Les statues de Kim Il-sung et Kim Jong-il sur la place Mansudae Hill.
Les statues de Kim Il-sung et Kim Jong-il sur la place Mansudae Hill.

Du patin à roulettes

De la course en elle-même, Pierre Moreau dit qu’il a été déçu. D’abord, le parcours était une boucle unique de dix kilomètres qu’il a dû répéter quatre fois –un choix que les coureurs ne s’expliquent autrement que par le souci de les garder à l’œil. Ensuite, petite coquetterie, en cas de pause pipi, il fallait être accompagné d’un guide, s’éloigner du parcours et grimper les trois étages d’un restaurant d’État.
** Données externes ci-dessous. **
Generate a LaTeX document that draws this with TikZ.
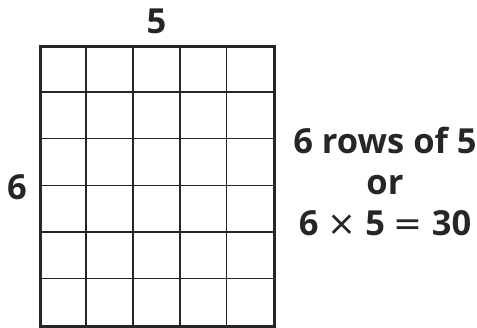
\documentclass[tikz,border=0pt]{standalone}
\usepackage{fontspec}
\setmainfont{Open Sans}
\newfontfamily\symfont{DejaVu Sans}
\begin{document}
\begin{tikzpicture}[x=1pt,y=-1pt,
  lbl/.style={font=\fontsize{34.5}{41}\selectfont\bfseries, text=black!85, inner sep=0pt},
  inner/.style={line width=1.6pt, black!85},
  outer/.style={line width=3pt, black!85}]
\useasboundingbox (0,0) rectangle (477,327);
\def\cw{46.8}
\def\rh{46.67}
\coordinate (g0) at (39.3,45.3);
\foreach \i in {1,...,4} \draw[inner] (39.3+\i*\cw,45.3) -- (39.3+\i*\cw,325.3);
\foreach \j in {1,...,5} \draw[inner] (39.3,45.3+\j*\rh) -- (273.3,45.3+\j*\rh);
\node[draw, outer, minimum width=234pt, minimum height=280pt, anchor=north west, inner sep=0pt] (grid) at (g0) {};
\node[lbl] (top) at (156.5,21) {5};
\node[lbl] (left) at (17,187) {6};
\node[lbl, align=center] (txt) at (385,181) {6 rows of 5\\or\\6 {\symfont\mdseries ×} 5 {\symfont\mdseries =} 30};
\end{tikzpicture}
\end{document}
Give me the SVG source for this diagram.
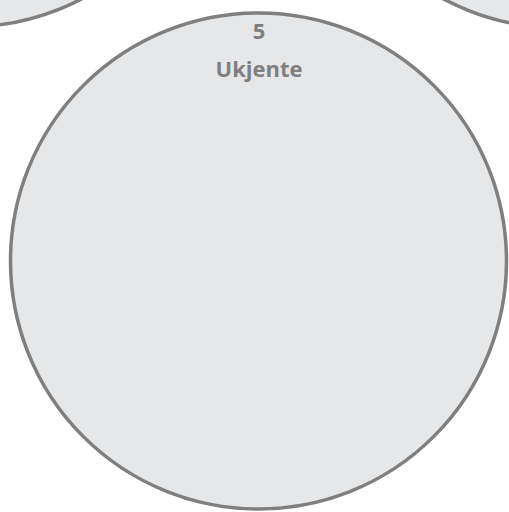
<svg xmlns="http://www.w3.org/2000/svg" width="509" height="512" viewBox="0 0 509 512">
<style>
.c{fill:#e6e7e9;stroke:#7f7f7f;stroke-width:3.5}
.t{font-family:"Open Sans","Liberation Sans",sans-serif;font-weight:bold;font-size:22px;fill:#7f7f7f;text-anchor:middle}
</style>
<rect width="509" height="512" fill="#ffffff"/>
<g id="node-top-left"><circle class="c" cx="-33" cy="-221" r="248"/></g>
<g id="node-top-right"><circle class="c" cx="560" cy="-220" r="248"/></g>
<g id="node-5">
<circle class="c" cx="258.5" cy="261" r="248"/>
<text class="t" x="259" y="38.5">5</text>
<text class="t" x="259" y="76.5">Ukjente</text>
</g>
<g id="connectors"/>
</svg>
Autant le dire tout net: il ne fallait pas être pressé. Enfin, dernier impératif: les portes du stade se refermaient quatre heures après le départ. “Si après trois tours vous constatez que vous ne serez pas dans les temps, autant abandonner”, conseillait ainsi un guide à son groupe de coureurs à quelques minutes du départ. Le Français dit aussi qu’il a été surpris par le nombre de curieux venus s’amasser le long du parcours, mais qui avaient disparu dès la première boucle achevée.

De jeunes badauds regardent passer les coureurs avant de disparaitre dès la deuxième boucle.
De jeunes badauds regardent passer les coureurs avant de disparaitre dès la deuxième boucle.

Tandis que, dans le stade, les 40 000 spectateurs n’applaudissaient que lorsque l’ordre leur était donné de le faire. Malgré tout, Pierre a l’impression d’avoir découvert “un tableau de la Corée du Nord qui n’est pas celui que l’on voit dans la presse”.

Chauffeur de salle, un métier d'avenir en Corée du Nord.
Chauffeur de salle, un métier d’avenir en Corée du Nord.

Une Corée où la mode du patin à roulettes tourne au phénomène de masse, ou l’on peut voir une modeste classe moyenne grimper dans des taxis dont la marque chinoise est recouverte d’un logo nord-coréen et, surtout, où la population locale se révèle, en fait, très curieuse du monde extérieur. Quels films ont connu le succès ces derniers temps en “Europe”, le terme utilisé pour désigner le monde occidental de manière générique? Est-il vrai que l’Amérique se rapproche de Cuba? Etc. De quoi faire dire à Simon Cockerell que le marathon est, à sa façon, une première étape vers la diplomatie: “Leur image des étrangers est si négative que le seul fait de courir ensemble est un premier pas.” Reste à savoir vers quoi.